DECADE – THE SANLAM ART COLLECTION (art exhibition, Main, Thomas Pringle Hall until July 5) Reviewed by Leon Muston, Arts Editor
IF this exhibition is supposed to represent the best South African art that Sanlam has added to its collection in the past decade, all one can say is that the person responsible for making the purchases has more money than sense.
Admittedly, there are some great works on show, such as George Pemba‘s Harvest, showing women gathering wheat in a field with a beautiful mountain scene in the background, or Jurgen Schadeberg‘s photograph of Nelson Mandela, aged 33, at his law firm.
There are equally stunning oil landscapes from William Methven of the Drakensberg covered in snow, or Volschenk‘s Riversdale Veldt and Mountains.
But much of the work just makes you scratch your head and wonder why it‘s there.
There are pieces which look as if they were made by pre-school children, such as Andrew James Murray‘s cartoon-like work Cape Town or the strange polychromed marula wood sculpture Jesus Walking on Water by Johannes Maswanganyi.
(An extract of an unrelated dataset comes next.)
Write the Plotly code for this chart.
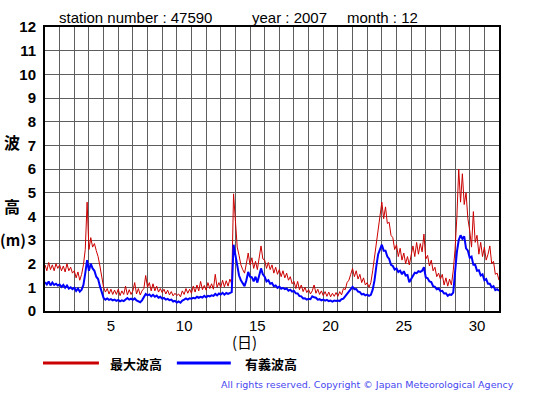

The crudely designed piece makes Christ look more as if he‘s waterskiing on a crocodile than performing his famous miracle, and don‘t ask me why there are conjoined twins in a basket floating next to him.
The exhibition gets more and more weird – Leora Ferber‘s photographs of sewing a needle through her own flesh, Wim Botha‘s paper maché male/ female headless human sculpture – and more.
You might find a few pieces which appeal to you in this exhibition, but most visitors I overheard seemed to be commenting that it was weird, sub- standard and in some cases, disgusting.